----- Available data

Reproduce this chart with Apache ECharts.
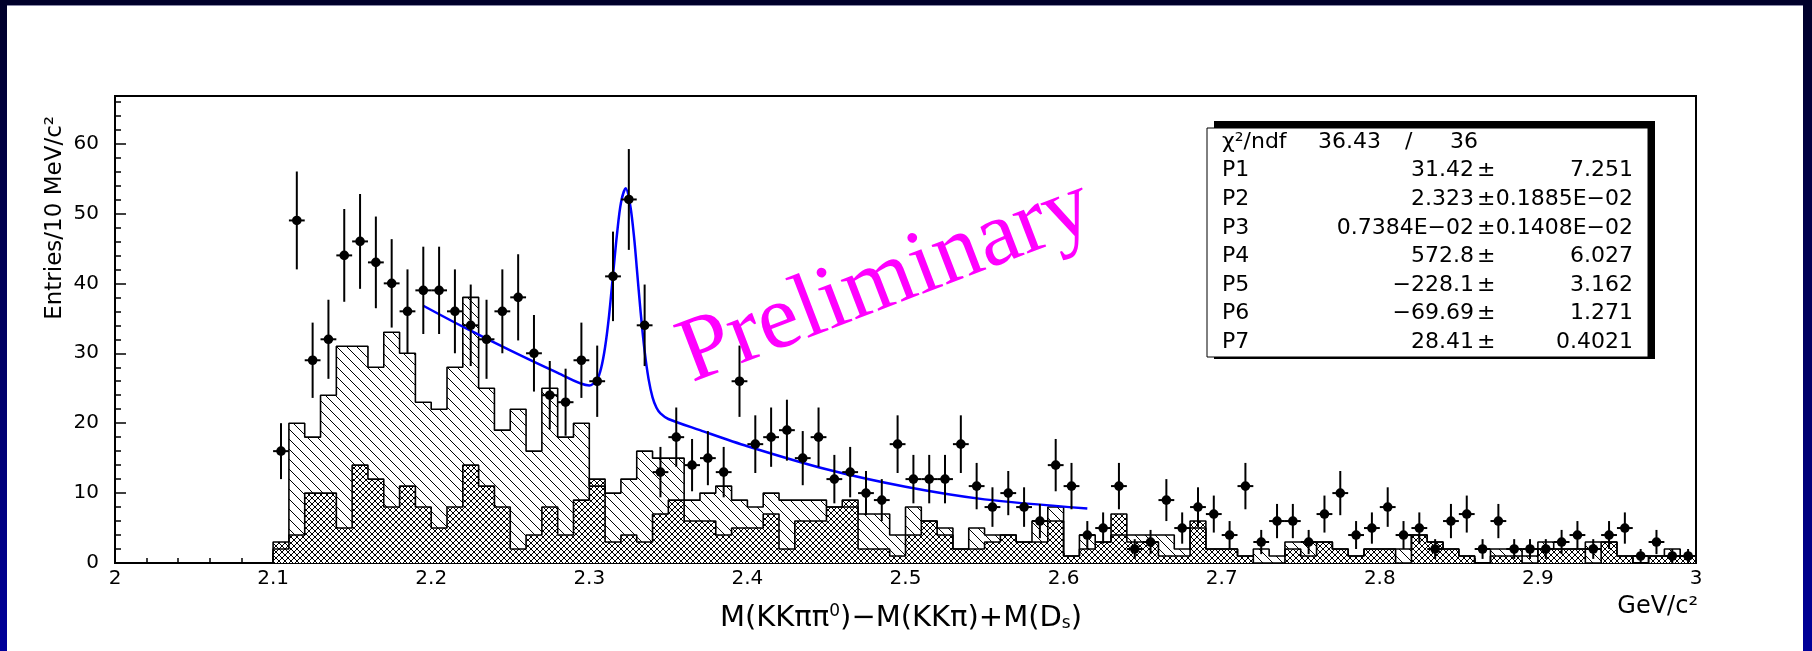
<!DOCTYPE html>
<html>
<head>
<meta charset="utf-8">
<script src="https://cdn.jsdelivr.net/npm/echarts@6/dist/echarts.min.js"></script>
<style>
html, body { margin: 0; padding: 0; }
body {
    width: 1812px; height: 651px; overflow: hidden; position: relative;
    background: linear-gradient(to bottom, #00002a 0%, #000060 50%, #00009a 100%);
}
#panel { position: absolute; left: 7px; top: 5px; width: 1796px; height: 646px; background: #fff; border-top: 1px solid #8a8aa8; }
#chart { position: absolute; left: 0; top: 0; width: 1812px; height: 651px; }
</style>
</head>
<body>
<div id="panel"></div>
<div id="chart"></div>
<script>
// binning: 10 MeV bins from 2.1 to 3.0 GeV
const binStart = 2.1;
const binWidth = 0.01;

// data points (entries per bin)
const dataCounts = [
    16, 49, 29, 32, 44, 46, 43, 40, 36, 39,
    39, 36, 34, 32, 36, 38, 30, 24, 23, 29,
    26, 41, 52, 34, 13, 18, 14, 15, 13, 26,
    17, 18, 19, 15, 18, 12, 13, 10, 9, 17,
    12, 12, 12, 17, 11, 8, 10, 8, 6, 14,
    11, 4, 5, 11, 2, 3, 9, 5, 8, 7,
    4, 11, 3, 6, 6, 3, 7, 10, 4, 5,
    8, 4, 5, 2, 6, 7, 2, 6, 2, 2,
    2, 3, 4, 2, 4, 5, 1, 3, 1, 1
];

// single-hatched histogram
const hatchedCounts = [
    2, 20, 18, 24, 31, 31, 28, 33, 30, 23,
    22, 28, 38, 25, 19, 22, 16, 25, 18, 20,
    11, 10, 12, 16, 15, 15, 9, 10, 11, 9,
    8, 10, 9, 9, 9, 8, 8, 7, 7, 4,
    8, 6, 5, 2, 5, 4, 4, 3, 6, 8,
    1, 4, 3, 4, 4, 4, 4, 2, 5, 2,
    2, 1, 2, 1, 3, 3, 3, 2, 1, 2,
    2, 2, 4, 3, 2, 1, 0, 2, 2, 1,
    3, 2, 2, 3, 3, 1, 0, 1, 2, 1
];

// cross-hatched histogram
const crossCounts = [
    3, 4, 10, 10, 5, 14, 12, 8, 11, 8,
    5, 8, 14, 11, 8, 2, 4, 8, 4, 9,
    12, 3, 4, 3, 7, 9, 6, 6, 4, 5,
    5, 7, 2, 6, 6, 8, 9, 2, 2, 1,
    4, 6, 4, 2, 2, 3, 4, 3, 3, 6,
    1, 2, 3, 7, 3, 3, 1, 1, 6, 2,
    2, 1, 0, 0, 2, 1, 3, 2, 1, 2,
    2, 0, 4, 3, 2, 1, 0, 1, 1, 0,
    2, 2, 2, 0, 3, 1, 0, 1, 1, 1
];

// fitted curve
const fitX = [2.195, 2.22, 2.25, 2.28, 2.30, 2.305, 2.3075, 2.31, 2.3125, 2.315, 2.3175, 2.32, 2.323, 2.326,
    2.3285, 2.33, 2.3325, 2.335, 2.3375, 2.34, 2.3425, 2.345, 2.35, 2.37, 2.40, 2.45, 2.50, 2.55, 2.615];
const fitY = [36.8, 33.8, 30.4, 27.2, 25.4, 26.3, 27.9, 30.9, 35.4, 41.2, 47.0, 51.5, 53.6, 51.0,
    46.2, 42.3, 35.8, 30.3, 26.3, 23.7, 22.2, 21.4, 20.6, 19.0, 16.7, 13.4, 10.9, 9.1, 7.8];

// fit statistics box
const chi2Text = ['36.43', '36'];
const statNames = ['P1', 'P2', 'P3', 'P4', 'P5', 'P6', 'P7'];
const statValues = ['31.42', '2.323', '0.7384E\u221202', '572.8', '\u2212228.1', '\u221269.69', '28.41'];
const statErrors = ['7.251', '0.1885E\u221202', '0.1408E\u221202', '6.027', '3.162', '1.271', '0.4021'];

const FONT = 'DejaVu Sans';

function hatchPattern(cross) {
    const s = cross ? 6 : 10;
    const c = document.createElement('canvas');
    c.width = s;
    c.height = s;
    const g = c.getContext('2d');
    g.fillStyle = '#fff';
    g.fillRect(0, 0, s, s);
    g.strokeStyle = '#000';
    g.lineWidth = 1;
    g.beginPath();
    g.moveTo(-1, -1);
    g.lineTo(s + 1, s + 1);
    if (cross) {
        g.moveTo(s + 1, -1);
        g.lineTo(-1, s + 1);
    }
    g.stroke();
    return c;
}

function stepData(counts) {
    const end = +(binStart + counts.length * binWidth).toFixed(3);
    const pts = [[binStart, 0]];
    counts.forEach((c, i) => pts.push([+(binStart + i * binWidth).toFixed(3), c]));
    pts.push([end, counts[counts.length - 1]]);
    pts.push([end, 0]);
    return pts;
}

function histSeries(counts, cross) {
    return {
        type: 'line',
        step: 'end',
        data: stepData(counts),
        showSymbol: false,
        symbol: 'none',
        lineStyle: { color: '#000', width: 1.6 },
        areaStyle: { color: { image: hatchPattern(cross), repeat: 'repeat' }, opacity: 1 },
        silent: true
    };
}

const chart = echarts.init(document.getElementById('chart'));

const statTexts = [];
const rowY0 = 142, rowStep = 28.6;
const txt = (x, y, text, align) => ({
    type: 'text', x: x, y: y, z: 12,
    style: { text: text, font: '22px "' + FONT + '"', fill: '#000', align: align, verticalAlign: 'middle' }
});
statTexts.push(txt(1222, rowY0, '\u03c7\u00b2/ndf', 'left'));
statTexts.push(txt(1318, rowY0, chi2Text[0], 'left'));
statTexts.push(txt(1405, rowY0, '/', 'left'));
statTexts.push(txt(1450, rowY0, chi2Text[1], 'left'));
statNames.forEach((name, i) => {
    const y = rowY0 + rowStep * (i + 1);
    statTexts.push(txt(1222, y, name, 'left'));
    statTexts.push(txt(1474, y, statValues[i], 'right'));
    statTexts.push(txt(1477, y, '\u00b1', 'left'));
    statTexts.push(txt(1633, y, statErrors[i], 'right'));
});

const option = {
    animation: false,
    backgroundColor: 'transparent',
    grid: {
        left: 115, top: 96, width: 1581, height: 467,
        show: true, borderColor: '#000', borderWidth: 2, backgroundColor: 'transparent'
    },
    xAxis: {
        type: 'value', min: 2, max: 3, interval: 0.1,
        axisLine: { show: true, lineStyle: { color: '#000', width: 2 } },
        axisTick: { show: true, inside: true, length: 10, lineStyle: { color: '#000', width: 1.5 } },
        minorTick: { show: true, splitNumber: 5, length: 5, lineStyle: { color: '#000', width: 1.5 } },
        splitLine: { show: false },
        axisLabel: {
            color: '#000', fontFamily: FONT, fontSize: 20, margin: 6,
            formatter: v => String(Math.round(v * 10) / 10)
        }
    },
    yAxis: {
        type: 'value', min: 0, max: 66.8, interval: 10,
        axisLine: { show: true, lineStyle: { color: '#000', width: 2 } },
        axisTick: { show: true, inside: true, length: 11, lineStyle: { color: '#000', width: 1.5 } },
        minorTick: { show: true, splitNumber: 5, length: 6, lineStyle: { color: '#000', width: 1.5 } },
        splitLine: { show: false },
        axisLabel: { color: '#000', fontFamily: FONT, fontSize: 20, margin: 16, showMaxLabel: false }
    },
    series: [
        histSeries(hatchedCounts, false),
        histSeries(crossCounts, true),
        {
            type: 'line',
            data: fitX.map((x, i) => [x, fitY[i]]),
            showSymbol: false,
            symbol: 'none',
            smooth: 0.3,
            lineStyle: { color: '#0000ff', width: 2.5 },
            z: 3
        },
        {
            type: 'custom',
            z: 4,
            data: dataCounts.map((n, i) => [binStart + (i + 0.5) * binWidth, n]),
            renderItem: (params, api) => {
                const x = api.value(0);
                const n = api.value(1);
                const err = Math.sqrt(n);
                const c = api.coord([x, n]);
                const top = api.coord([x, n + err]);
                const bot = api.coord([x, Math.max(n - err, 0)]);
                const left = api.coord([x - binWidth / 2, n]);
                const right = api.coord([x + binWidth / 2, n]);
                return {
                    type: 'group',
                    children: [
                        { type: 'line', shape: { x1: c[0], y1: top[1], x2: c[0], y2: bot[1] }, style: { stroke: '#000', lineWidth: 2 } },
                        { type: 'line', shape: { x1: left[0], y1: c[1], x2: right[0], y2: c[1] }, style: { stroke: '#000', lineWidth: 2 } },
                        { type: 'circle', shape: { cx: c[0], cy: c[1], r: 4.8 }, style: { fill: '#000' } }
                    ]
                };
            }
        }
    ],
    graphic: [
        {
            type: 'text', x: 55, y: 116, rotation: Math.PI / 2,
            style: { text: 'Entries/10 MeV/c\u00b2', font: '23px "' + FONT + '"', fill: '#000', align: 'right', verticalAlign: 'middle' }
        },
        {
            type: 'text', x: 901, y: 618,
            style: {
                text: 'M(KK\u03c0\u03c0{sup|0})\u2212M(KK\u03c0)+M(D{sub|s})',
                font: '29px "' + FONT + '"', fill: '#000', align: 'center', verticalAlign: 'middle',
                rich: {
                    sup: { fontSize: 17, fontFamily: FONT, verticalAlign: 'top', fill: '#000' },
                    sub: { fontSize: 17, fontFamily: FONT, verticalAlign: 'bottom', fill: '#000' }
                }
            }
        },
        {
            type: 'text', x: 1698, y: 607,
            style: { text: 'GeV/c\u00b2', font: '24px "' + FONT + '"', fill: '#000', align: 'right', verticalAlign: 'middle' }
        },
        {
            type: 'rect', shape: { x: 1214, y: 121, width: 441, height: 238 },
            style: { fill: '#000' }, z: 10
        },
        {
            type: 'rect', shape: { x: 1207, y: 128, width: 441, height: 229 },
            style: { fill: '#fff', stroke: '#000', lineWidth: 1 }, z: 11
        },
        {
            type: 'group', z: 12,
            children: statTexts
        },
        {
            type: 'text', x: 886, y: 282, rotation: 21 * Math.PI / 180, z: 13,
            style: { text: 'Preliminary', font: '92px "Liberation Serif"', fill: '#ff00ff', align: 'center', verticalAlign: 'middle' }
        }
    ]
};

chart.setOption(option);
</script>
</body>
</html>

----------

*Exercise*. Please repeat exactly the data above from its first line to the line that contains "const binWidth = 0.01;", inclusive, and leave every picture out.

*Reply*.
Reproduce this chart with Apache ECharts.
<!DOCTYPE html>
<html>
<head>
<meta charset="utf-8">
<script src="https://cdn.jsdelivr.net/npm/echarts@6/dist/echarts.min.js"></script>
<style>
html, body { margin: 0; padding: 0; }
body {
    width: 1812px; height: 651px; overflow: hidden; position: relative;
    background: linear-gradient(to bottom, #00002a 0%, #000060 50%, #00009a 100%);
}
#panel { position: absolute; left: 7px; top: 5px; width: 1796px; height: 646px; background: #fff; border-top: 1px solid #8a8aa8; }
#chart { position: absolute; left: 0; top: 0; width: 1812px; height: 651px; }
</style>
</head>
<body>
<div id="panel"></div>
<div id="chart"></div>
<script>
// binning: 10 MeV bins from 2.1 to 3.0 GeV
const binStart = 2.1;
const binWidth = 0.01;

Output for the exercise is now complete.